**** Provided data ****

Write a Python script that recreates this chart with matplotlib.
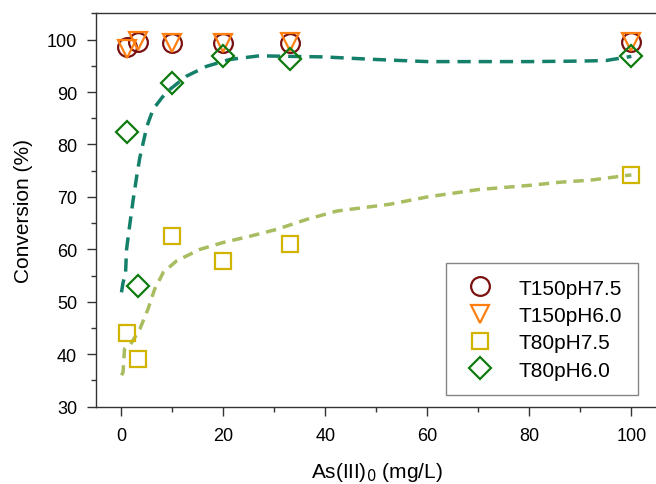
import matplotlib.pyplot as plt
from matplotlib.ticker import MultipleLocator

plt.rcParams['font.family'] = ['Liberation Sans', 'DejaVu Sans']

# measured points
conc = [1, 3.3, 10, 20, 33, 100]
t150_ph75 = [98.5, 99.5, 99.4, 99.4, 99.4, 99.5]
t150_ph60 = [98.2, 99.7, 99.4, 99.4, 99.5, 99.5]
t80_ph75 = [44.1, 39.1, 62.5, 57.7, 61.0, 74.2]
t80_ph60 = [82.3, 53.0, 91.8, 96.9, 96.3, 96.9]

# fitted curves (dashed)
fit60_x = [0, 0.3, 0.8, 1.0, 1.6, 2.3, 3.0, 3.6, 5.0, 6.2, 8.0, 9.5, 12.7, 16.7, 21.2, 27, 33, 39.5, 50, 60, 70, 80, 90, 95, 100]
fit60_y = [51.8, 53.6, 55.5, 60.0, 64.5, 69.5, 74.0, 77.5, 83.5, 86.7, 89.0, 90.5, 93.0, 94.9, 96.2, 96.9, 96.8, 96.7, 96.2, 95.8, 95.8, 95.8, 95.9, 96.0, 96.8]
fit75_x = [0, 0.3, 0.6, 1.6, 3.6, 5.2, 6.5, 8.2, 10.8, 15.4, 19.9, 25.2, 30.4, 36.3, 42.2, 52.6, 60, 70, 80, 86, 92, 100]
fit75_y = [36.0, 36.5, 41.0, 41.6, 44.8, 48.6, 52.4, 55.6, 57.8, 60.0, 61.3, 62.5, 63.8, 65.7, 67.3, 68.6, 70.0, 71.4, 72.2, 72.8, 73.2, 74.2]

fig = plt.figure(figsize=(6.56, 4.85), dpi=100)
ax = fig.add_axes([0.1463, 0.1594, 0.855, 0.811])

ax.plot(fit60_x, fit60_y, color='#14806a', lw=2.5, dashes=(3.8, 2.3), zorder=2)
ax.plot(fit75_x, fit75_y, color='#a8bd60', lw=2.5, dashes=(3.0, 2.0), zorder=2)

ax.plot(conc, t150_ph75, 'o', ms=13.5, mfc='none', mec='#7a1010', mew=1.6, ls='none', label='T150pH7.5', zorder=3)
ax.plot(conc, t150_ph60, 'v', ms=12.5, mfc='none', mec='#ff7f10', mew=1.6, ls='none', label='T150pH6.0', zorder=4)
ax.plot(conc, t80_ph75, 's', ms=11.5, mfc='none', mec='#d0b400', mew=1.6, ls='none', label='T80pH7.5', zorder=3)
ax.plot(conc, t80_ph60, 'D', ms=11, mfc='none', mec='#0f7a0f', mew=1.6, ls='none', label='T80pH6.0', zorder=5)

ax.set_xlim(-5, 105)
ax.set_ylim(30, 105)
ax.xaxis.set_major_locator(MultipleLocator(20))
ax.xaxis.set_minor_locator(MultipleLocator(10))
ax.yaxis.set_minor_locator(MultipleLocator(5))
ax.set_yticks([30, 40, 50, 60, 70, 80, 90, 100])
ax.tick_params(which='both', direction='out', width=1, color='#333333', labelsize=13)
ax.tick_params(which='major', length=6.5)
ax.tick_params(which='minor', length=3.5)
ax.tick_params(axis='x', pad=8)
ax.tick_params(axis='y', pad=7)

for s in ['left', 'bottom', 'top']:
    ax.spines[s].set_color('#333333')
    ax.spines[s].set_linewidth(1)
ax.spines['right'].set_visible(False)

ax.set_xlabel('As(III)$_0$ (mg/L)', fontsize=15, labelpad=12)
ax.set_ylabel('Conversion (%)', fontsize=15, labelpad=10)

leg = ax.legend(loc='upper left', bbox_to_anchor=(0.680, 0.4557), bbox_transform=fig.transFigure,
                borderaxespad=0, fontsize=15, frameon=True, fancybox=False, edgecolor='#666666',
                handletextpad=0.95, borderpad=0.75, labelspacing=0.4, handlelength=1.8)
leg.get_frame().set_linewidth(1)

fig.savefig('out.png', dpi=100)
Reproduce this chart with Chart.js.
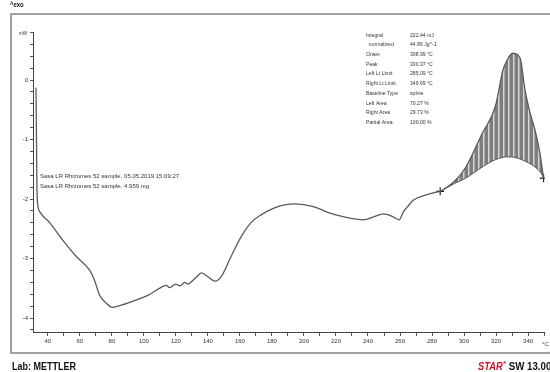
<!DOCTYPE html>
<html>
<head>
<meta charset="utf-8">
<script src="https://cdn.jsdelivr.net/npm/chart.js@4.4.0/dist/chart.umd.min.js"></script>
<style>
  html, body { margin: 0; padding: 0; background: #ffffff; }
  canvas { display: block; }
</style>
</head>
<body>
<canvas id="dsc" width="550" height="372"></canvas>
<script>
// DSC heat-flow curve, temperature in °C, heat flow in mW (exo up)
const temperature = [
  32.6, 32.9, 33.2, 34.0, 35.1, 41.2, 49.3, 57.9, 66.0, 69.1, 72.2, 76.5, 80.2,
  86.4, 95.0, 103.1, 111.1, 114.0, 116.0, 119.8, 122.5, 125.5, 127.5, 129.7,
  134.0, 135.9, 140.2, 144.5, 148.2, 154.4, 160.6, 166.8, 173.0, 181.6, 187.8,
  194.0, 206.4, 214.4, 224.9, 237.3, 243.5, 249.6, 255.8, 259.5, 262.0, 265.0,
  268.2, 276.2, 282.0, 285.1, 294.8, 301.0, 311.5, 319.5, 322.6, 323.9, 327.0,
  330.4, 335.0, 338.1, 341.2, 344.3, 347.4, 349.2, 349.7
];
const heatFlow = [
  -0.13, -1.01, -1.85, -2.15, -2.22, -2.40, -2.69, -2.97, -3.19, -3.36, -3.61, -3.75, -3.82,
  -3.78, -3.70, -3.61, -3.48, -3.45, -3.49, -3.43, -3.46, -3.40, -3.43, -3.39,
  -3.28, -3.24, -3.31, -3.38, -3.31, -2.97, -2.64, -2.40, -2.27, -2.15, -2.10,
  -2.08, -2.13, -2.22, -2.30, -2.35, -2.30, -2.25, -2.30, -2.35, -2.22, -2.12,
  -2.02, -1.93, -1.89, -1.87, -1.68, -1.47, -0.89, -0.45, -0.05, 0.13, 0.34,
  0.45, 0.37, -0.17, -0.55, -0.84, -1.23, -1.56, -1.65
];

// Spline baseline under the exothermic peak
const baselineTemp = [285.1, 294.8, 301.0, 311.5, 319.5, 327.5, 333.0, 340.0, 344.3, 348.5, 349.7];
const baselineFlow = [-1.87, -1.73, -1.65, -1.46, -1.34, -1.29, -1.31, -1.39, -1.46, -1.58, -1.65];

// Integration results
const resultLabels = ['Integral', '  normalized', 'Onset', 'Peak', 'Left Lt Limit', 'Right Lt Limit',
  'Baseline Type', 'Left Area', 'Right Area', 'Partial Area'];
const resultValues = ['222.44 mJ', '44.86 Jg^-1', '308.99 °C', '330.37 °C', '285.09 °C', '349.69 °C',
  'spline', '70.27 %', '29.73 %', '100.00 %'];

const sampleLines = [
  'Sasa LR Rhizomes 52 sample, 05.05.2019 15:09:27',
  'Sasa LR Rhizomes 52 sample, 4.959 mg'
];

const xLabelStep = 20;
const xMinorStep = 10;
const yMinorStep = 0.2;

const toPoints = (xs, ys) => xs.map((x, i) => ({ x: x, y: ys[i] }));
const curvePoints = toPoints(temperature, heatFlow);
const peakStart = baselineTemp[0];
const peakPoints = curvePoints.filter(p => p.x >= peakStart);
const basePoints = toPoints(baselineTemp, baselineFlow);

// Hatched fill for the integrated area
function hatchPattern() {
  const c = document.createElement('canvas');
  c.width = 5; c.height = 4;
  const g = c.getContext('2d');
  g.fillStyle = '#7e7e7e';
  g.fillRect(0, 0, 5, 4);
  g.fillStyle = '#d6d6d6';
  g.fillRect(3, 0, 1.5, 4);
  return g.createPattern(c, 'repeat');
}

const SANS = "'Liberation Sans', Arial, sans-serif";

// text squeezed horizontally to mimic a condensed face
function narrowText(ctx, text, x, y, squeeze) {
  ctx.save();
  ctx.translate(x, y);
  ctx.scale(squeeze, 1);
  ctx.fillText(text, 0, 0);
  const w = ctx.measureText(text).width * squeeze;
  ctx.restore();
  return w;
}

const decorations = {
  id: 'decorations',
  afterDraw(chart) {
    const ctx = chart.ctx;
    ctx.save();
    // outer frame
    ctx.strokeStyle = '#8a8a8a';
    ctx.lineWidth = 1.6;
    ctx.strokeRect(11, 14, 600, 339);

    ctx.fillStyle = '#111';
    ctx.textBaseline = 'middle';
    ctx.textAlign = 'left';
    ctx.font = 'bold 7px ' + SANS;
    narrowText(ctx, '^exo', 10, 5, 0.85);

    ctx.font = '5px ' + SANS;
    ctx.fillStyle = '#333';
    narrowText(ctx, 'mW', 19, 34, 0.9);

    // sample description
    ctx.font = '6px ' + SANS;
    sampleLines.forEach((t, i) => narrowText(ctx, t, 40, 176 + i * 10, 1));

    // results table
    ctx.font = '6px ' + SANS;
    resultLabels.forEach((t, i) => {
      const y = 35 + i * 9.7;
      narrowText(ctx, t, 366, y, 0.85);
      narrowText(ctx, resultValues[i], 410, y, 0.85);
    });

    // unit on x axis
    ctx.font = '6px ' + SANS;
    ctx.fillText('°C', 542, 344);

    // footer
    ctx.fillStyle = '#111';
    ctx.textBaseline = 'alphabetic';
    ctx.font = 'bold 11px ' + SANS;
    narrowText(ctx, 'Lab: METTLER', 12, 370, 0.82);
    ctx.fillStyle = '#c8102e';
    ctx.font = 'bold italic 11px ' + SANS;
    const w = narrowText(ctx, 'STAR', 478, 370, 0.85);
    ctx.font = 'bold 6px ' + SANS;
    narrowText(ctx, 'e', 478 + w + 0.5, 364, 0.9);
    ctx.fillStyle = '#111';
    ctx.font = 'bold 11px ' + SANS;
    narrowText(ctx, 'SW 13.00', 478 + w + 6, 370, 0.88);
    ctx.restore();
  }
};

const isMultiple = (v, step) => Math.abs(v / step - Math.round(v / step)) < 1e-6;

new Chart(document.getElementById('dsc'), {
  type: 'line',
  data: {
    datasets: [
      {
        label: 'Heat flow',
        data: curvePoints,
        borderColor: '#5a5a5a',
        borderWidth: 1.3,
        pointRadius: 0,
        cubicInterpolationMode: 'monotone',
        fill: false,
        order: 0
      },
      {
        label: 'Peak area',
        data: peakPoints,
        borderWidth: 0,
        borderColor: 'rgba(0,0,0,0)',
        backgroundColor: hatchPattern(),
        pointRadius: 0,
        cubicInterpolationMode: 'monotone',
        fill: { target: 2 },
        order: 2
      },
      {
        label: 'Baseline',
        data: basePoints,
        borderColor: '#5a5a5a',
        borderWidth: 1,
        cubicInterpolationMode: 'monotone',
        pointStyle: 'cross',
        pointRadius: ctx => (ctx.dataIndex === 0 || ctx.dataIndex === basePoints.length - 1) ? 4 : 0,
        pointBorderColor: '#222',
        pointBorderWidth: 1.2,
        fill: false,
        order: 1
      }
    ]
  },
  options: {
    responsive: false,
    devicePixelRatio: 1,
    animation: false,
    layout: { padding: { top: 32, left: 0, right: 0, bottom: 0 } },
    plugins: { legend: { display: false }, tooltip: { enabled: false } },
    scales: {
      x: {
        type: 'linear',
        min: 30.72,
        max: 350.45,
        afterFit: s => { s.height = 40; },
        border: { display: true, color: '#444', width: 1 },
        grid: { drawOnChartArea: false, drawTicks: true, tickLength: 4, color: '#555' },
        ticks: {
          stepSize: xMinorStep,
          includeBounds: false,
          autoSkip: false,
          maxRotation: 0,
          padding: 2,
          color: '#333',
          font: { size: 6, family: SANS },
          callback: v => (isMultiple(v, xLabelStep) && v <= 340) ? String(Math.round(v)) : ''
        }
      },
      y: {
        type: 'linear',
        min: -4.235,
        max: 0.807,
        afterFit: s => { s.width = 33; },
        border: { display: true, color: '#444', width: 1 },
        grid: { drawOnChartArea: false, drawTicks: true, tickLength: 3, color: '#555' },
        ticks: {
          stepSize: yMinorStep,
          includeBounds: false,
          autoSkip: false,
          padding: 2,
          color: '#333',
          font: { size: 6, family: SANS },
          callback: v => isMultiple(v, 1) ? String(Math.round(v)) : ''
        }
      }
    }
  },
  plugins: [decorations]
});
</script>
</body>
</html>
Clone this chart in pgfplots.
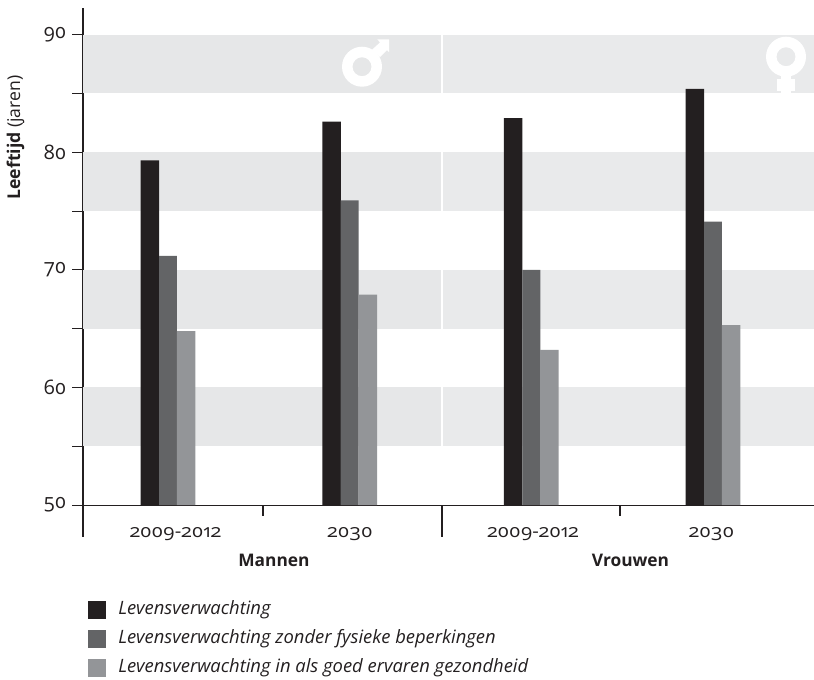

****

Leave out the pictures. Transcribe only the lines above, from the first through the one that contains "t80_ph60 = [82.3, 53.0, 91.8, 96.9, 96.3, 96.9]".

Write a Python script that recreates this chart with matplotlib.
import matplotlib.pyplot as plt
from matplotlib.ticker import MultipleLocator

plt.rcParams['font.family'] = ['Liberation Sans', 'DejaVu Sans']

# measured points
conc = [1, 3.3, 10, 20, 33, 100]
t150_ph75 = [98.5, 99.5, 99.4, 99.4, 99.4, 99.5]
t150_ph60 = [98.2, 99.7, 99.4, 99.4, 99.5, 99.5]
t80_ph75 = [44.1, 39.1, 62.5, 57.7, 61.0, 74.2]
t80_ph60 = [82.3, 53.0, 91.8, 96.9, 96.3, 96.9]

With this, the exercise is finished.